Rows from a dataset of charts and code
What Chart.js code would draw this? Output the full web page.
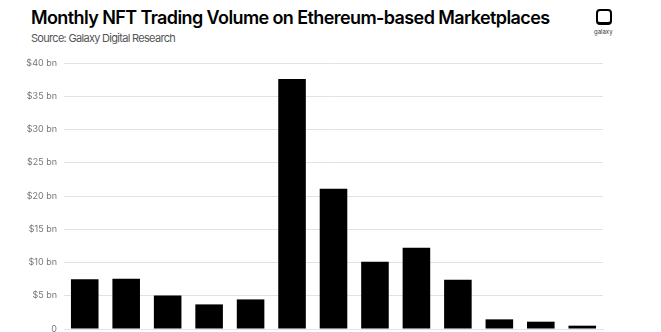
<!DOCTYPE html>
<html>
<head>
<meta charset="utf-8">
<script src="https://cdn.jsdelivr.net/npm/chart.js@4"></script>
<style>
  html, body { margin: 0; padding: 0; background: #fff; overflow: hidden; }
  body { width: 661px; height: 332px; position: relative; font-family: Inter, sans-serif; }
  #title { position: absolute; left: 31px; top: 7px; font-size: 18px; font-weight: 600; color: #000; letter-spacing: -0.6px; white-space: nowrap; }
  #sub { position: absolute; left: 31px; top: 31px; font-size: 11px; color: #555; letter-spacing: -0.7px; white-space: nowrap; }
  #logo { position: absolute; left: 596px; top: 9px; width: 12px; height: 11px; border: 2px solid #000; border-radius: 4px; border-bottom-width: 3px; }
  #logotxt { position: absolute; left: 594px; top: 28px; font-size: 6px; color: #333; }
  #wrap { position: absolute; left: 0; top: 0; width: 661px; height: 380px; }
</style>
</head>
<body>
<div id="title">Monthly NFT Trading Volume on Ethereum-based Marketplaces</div>
<div id="sub">Source: Galaxy Digital Research</div>
<div id="logo"></div>
<div id="logotxt">galaxy</div>
<div id="wrap"><canvas id="chart"></canvas></div>
<script>
// monthly volume, $ billions
const months = ['Aug 2021', 'Sep 2021', 'Oct 2021', 'Nov 2021', 'Dec 2021', 'Jan 2022', 'Feb 2022',
                'Mar 2022', 'Apr 2022', 'May 2022', 'Jun 2022', 'Jul 2022', 'Aug 2022'];
const volume = [7.5, 7.55, 5.05, 3.7, 4.45, 37.6, 21.1, 10.1, 12.2, 7.4, 1.45, 1.1, 0.5];
const yTicks = [0, 5, 10, 15, 20, 25, 30, 35, 40];

const tickFont = {family: 'Inter', size: 9};

new Chart(document.getElementById('chart'), {
    type: 'bar',
    data: {
        labels: months,
        datasets: [{
            data: volume,
            backgroundColor: '#000',
            borderWidth: 0,
            categoryPercentage: 1,
            barPercentage: 0.665,
        }]
    },
    options: {
        responsive: true,
        maintainAspectRatio: false,
        animation: false,
        layout: {padding: {top: 63, right: 58, left: 0, bottom: 0}},
        plugins: {legend: {display: false}, tooltip: {enabled: false}},
        scales: {
            x: {
                grid: {display: false, drawTicks: false},
                border: {color: '#e4e4e4'},
                ticks: {color: '#bbb', font: {family: 'Inter', size: 8}},
                afterFit: s => { s.height = 51; }
            },
            y: {
                min: 0, max: 40,
                afterBuildTicks: s => { s.ticks = yTicks.map(v => ({value: v})); },
                grid: {color: '#e2e2e2', drawTicks: false},
                border: {display: false},
                ticks: {
                    color: '#777', font: tickFont, padding: 7,
                    callback: v => v === 0 ? '0' : '$' + v + ' bn'
                },
                afterFit: s => { s.width = 64; }
            }
        }
    }
});
</script>
</body>
</html>
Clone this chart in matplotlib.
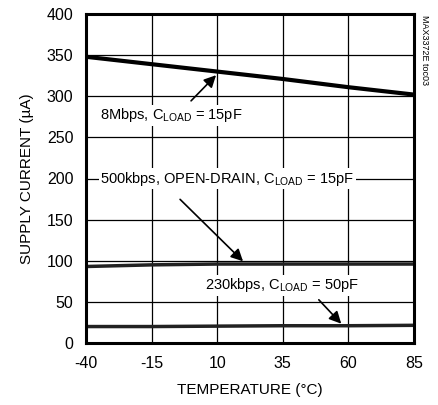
import matplotlib
matplotlib.use("Agg")
import matplotlib.pyplot as plt

plt.rcParams['font.family'] = ['Liberation Sans', 'DejaVu Sans']
plt.rcParams['mathtext.fontset'] = 'custom'
plt.rcParams['mathtext.rm'] = 'Liberation Sans'
plt.rcParams['axes.unicode_minus'] = False

# data
temps = [-40, -15, 10, 35, 60, 85]
i_8mbps = [348, 339, 330, 321, 311, 302]
i_500kbps = [93, 95, 96, 96, 96, 96]
i_230kbps = [20, 20, 20.5, 21, 21, 21.5]

xticks = [-40, -15, 10, 35, 60, 85]
yticks = [0, 50, 100, 150, 200, 250, 300, 350, 400]

fig = plt.figure(figsize=(4.38, 4.05), dpi=100)
ax = fig.add_axes([86 / 438, 1 - 343 / 405, 328 / 438, 329 / 405])

ax.plot(temps, i_8mbps, color='black', lw=3, solid_capstyle='butt')
ax.plot(temps, i_500kbps, color='#222222', lw=2.5, solid_capstyle='butt')
ax.plot(temps, i_230kbps, color='#222222', lw=2.5, solid_capstyle='butt')

ax.set_xlim(-40, 85)
ax.set_ylim(0, 400)
ax.set_xticks(xticks)
ax.set_yticks(yticks)
ax.grid(True, color='black', lw=0.9)
ax.tick_params(length=0, labelsize=11.5, pad=9)
for s in ax.spines.values():
    s.set_linewidth(2.2)

ax.set_xlabel('TEMPERATURE (°C)', fontsize=11, labelpad=9)
ax.set_ylabel('SUPPLY CURRENT (µA)', fontsize=11, labelpad=9)

box = dict(facecolor='white', edgecolor='none', pad=1)
fs = 10.5
ax.text(-34.5, 277, r'8Mbps, $\mathregular{C_{LOAD}}$ = 15pF', fontsize=fs,
        va='center', ha='left', bbox=box)
ax.text(-34.5, 200, r'500kbps, OPEN-DRAIN, $\mathregular{C_{LOAD}}$ = 15pF', fontsize=fs,
        va='center', ha='left', bbox=box)
ax.text(5.5, 70, r'230kbps, $\mathregular{C_{LOAD}}$ = 50pF', fontsize=fs,
        va='center', ha='left', bbox=box)

arrow = dict(arrowstyle='-|>', color='black', lw=1.2, mutation_scale=18)
ax.annotate('', xy=(10.3, 328), xytext=(-0.7, 292), arrowprops=arrow)
ax.annotate('', xy=(20.6, 97), xytext=(-4.9, 177), arrowprops=arrow)
ax.annotate('', xy=(58, 21), xytext=(48, 55), arrowprops=arrow)

fig.text(425 / 438, 1 - 50 / 405, 'MAX3372E toc03', rotation=270, fontsize=6.5,
         ha='center', va='center')

fig.savefig('out.png', dpi=100)
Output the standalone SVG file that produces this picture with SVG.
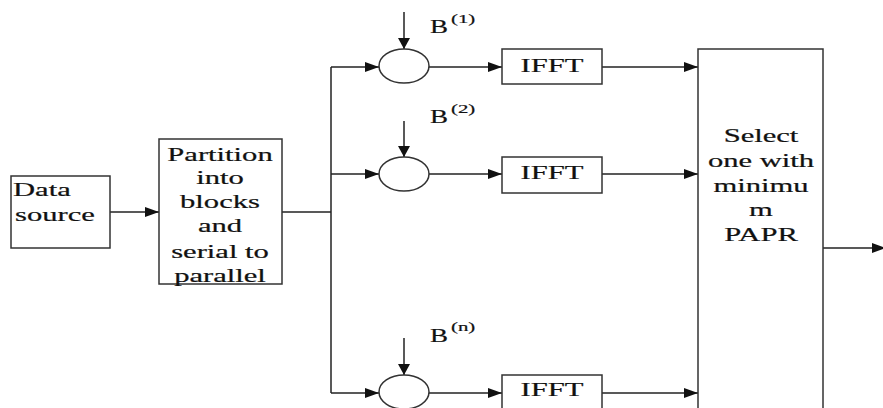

** Stated exercise **
Every record must be copied exactly, with the pictures left out.

** Final answer **
What Chart.js code would draw this? Output the full web page.
<!DOCTYPE html>
<html>
<head>
<meta charset="utf-8">
<script src="https://cdn.jsdelivr.net/npm/chart.js@4"></script>
<style>
  html, body { margin: 0; padding: 0; background: #fff; overflow: hidden; }
  body { width: 661px; height: 332px; position: relative; font-family: Inter, sans-serif; }
  #title { position: absolute; left: 31px; top: 7px; font-size: 18px; font-weight: 600; color: #000; letter-spacing: -0.6px; white-space: nowrap; }
  #sub { position: absolute; left: 31px; top: 31px; font-size: 11px; color: #555; letter-spacing: -0.7px; white-space: nowrap; }
  #logo { position: absolute; left: 596px; top: 9px; width: 12px; height: 11px; border: 2px solid #000; border-radius: 4px; border-bottom-width: 3px; }
  #logotxt { position: absolute; left: 594px; top: 28px; font-size: 6px; color: #333; }
  #wrap { position: absolute; left: 0; top: 0; width: 661px; height: 380px; }
</style>
</head>
<body>
<div id="title">Monthly NFT Trading Volume on Ethereum-based Marketplaces</div>
<div id="sub">Source: Galaxy Digital Research</div>
<div id="logo"></div>
<div id="logotxt">galaxy</div>
<div id="wrap"><canvas id="chart"></canvas></div>
<script>
// monthly volume, $ billions
const months = ['Aug 2021', 'Sep 2021', 'Oct 2021', 'Nov 2021', 'Dec 2021', 'Jan 2022', 'Feb 2022',
                'Mar 2022', 'Apr 2022', 'May 2022', 'Jun 2022', 'Jul 2022', 'Aug 2022'];
const volume = [7.5, 7.55, 5.05, 3.7, 4.45, 37.6, 21.1, 10.1, 12.2, 7.4, 1.45, 1.1, 0.5];
const yTicks = [0, 5, 10, 15, 20, 25, 30, 35, 40];

const tickFont = {family: 'Inter', size: 9};

new Chart(document.getElementById('chart'), {
    type: 'bar',
    data: {
        labels: months,
        datasets: [{
            data: volume,
            backgroundColor: '#000',
            borderWidth: 0,
            categoryPercentage: 1,
            barPercentage: 0.665,
        }]
    },
    options: {
        responsive: true,
        maintainAspectRatio: false,
        animation: false,
        layout: {padding: {top: 63, right: 58, left: 0, bottom: 0}},
        plugins: {legend: {display: false}, tooltip: {enabled: false}},
        scales: {
            x: {
                grid: {display: false, drawTicks: false},
                border: {color: '#e4e4e4'},
                ticks: {color: '#bbb', font: {family: 'Inter', size: 8}},
                afterFit: s => { s.height = 51; }
            },
            y: {
                min: 0, max: 40,
                afterBuildTicks: s => { s.ticks = yTicks.map(v => ({value: v})); },
                grid: {color: '#e2e2e2', drawTicks: false},
                border: {display: false},
                ticks: {
                    color: '#777', font: tickFont, padding: 7,
                    callback: v => v === 0 ? '0' : '$' + v + ' bn'
                },
                afterFit: s => { s.width = 64; }
            }
        }
    }
});
</script>
</body>
</html>
Clone this chart in matplotlib.
import matplotlib
matplotlib.use("Agg")
import matplotlib.pyplot as plt

plt.rcParams['font.family'] = ['Liberation Sans', 'DejaVu Sans']
plt.rcParams['mathtext.fontset'] = 'custom'
plt.rcParams['mathtext.rm'] = 'Liberation Sans'
plt.rcParams['axes.unicode_minus'] = False

# data
temps = [-40, -15, 10, 35, 60, 85]
i_8mbps = [348, 339, 330, 321, 311, 302]
i_500kbps = [93, 95, 96, 96, 96, 96]
i_230kbps = [20, 20, 20.5, 21, 21, 21.5]

xticks = [-40, -15, 10, 35, 60, 85]
yticks = [0, 50, 100, 150, 200, 250, 300, 350, 400]

fig = plt.figure(figsize=(4.38, 4.05), dpi=100)
ax = fig.add_axes([86 / 438, 1 - 343 / 405, 328 / 438, 329 / 405])

ax.plot(temps, i_8mbps, color='black', lw=3, solid_capstyle='butt')
ax.plot(temps, i_500kbps, color='#222222', lw=2.5, solid_capstyle='butt')
ax.plot(temps, i_230kbps, color='#222222', lw=2.5, solid_capstyle='butt')

ax.set_xlim(-40, 85)
ax.set_ylim(0, 400)
ax.set_xticks(xticks)
ax.set_yticks(yticks)
ax.grid(True, color='black', lw=0.9)
ax.tick_params(length=0, labelsize=11.5, pad=9)
for s in ax.spines.values():
    s.set_linewidth(2.2)

ax.set_xlabel('TEMPERATURE (°C)', fontsize=11, labelpad=9)
ax.set_ylabel('SUPPLY CURRENT (µA)', fontsize=11, labelpad=9)

box = dict(facecolor='white', edgecolor='none', pad=1)
fs = 10.5
ax.text(-34.5, 277, r'8Mbps, $\mathregular{C_{LOAD}}$ = 15pF', fontsize=fs,
        va='center', ha='left', bbox=box)
ax.text(-34.5, 200, r'500kbps, OPEN-DRAIN, $\mathregular{C_{LOAD}}$ = 15pF', fontsize=fs,
        va='center', ha='left', bbox=box)
ax.text(5.5, 70, r'230kbps, $\mathregular{C_{LOAD}}$ = 50pF', fontsize=fs,
        va='center', ha='left', bbox=box)

arrow = dict(arrowstyle='-|>', color='black', lw=1.2, mutation_scale=18)
ax.annotate('', xy=(10.3, 328), xytext=(-0.7, 292), arrowprops=arrow)
ax.annotate('', xy=(20.6, 97), xytext=(-4.9, 177), arrowprops=arrow)
ax.annotate('', xy=(58, 21), xytext=(48, 55), arrowprops=arrow)

fig.text(425 / 438, 1 - 50 / 405, 'MAX3372E toc03', rotation=270, fontsize=6.5,
         ha='center', va='center')

fig.savefig('out.png', dpi=100)
Output the standalone SVG file that produces this picture with SVG.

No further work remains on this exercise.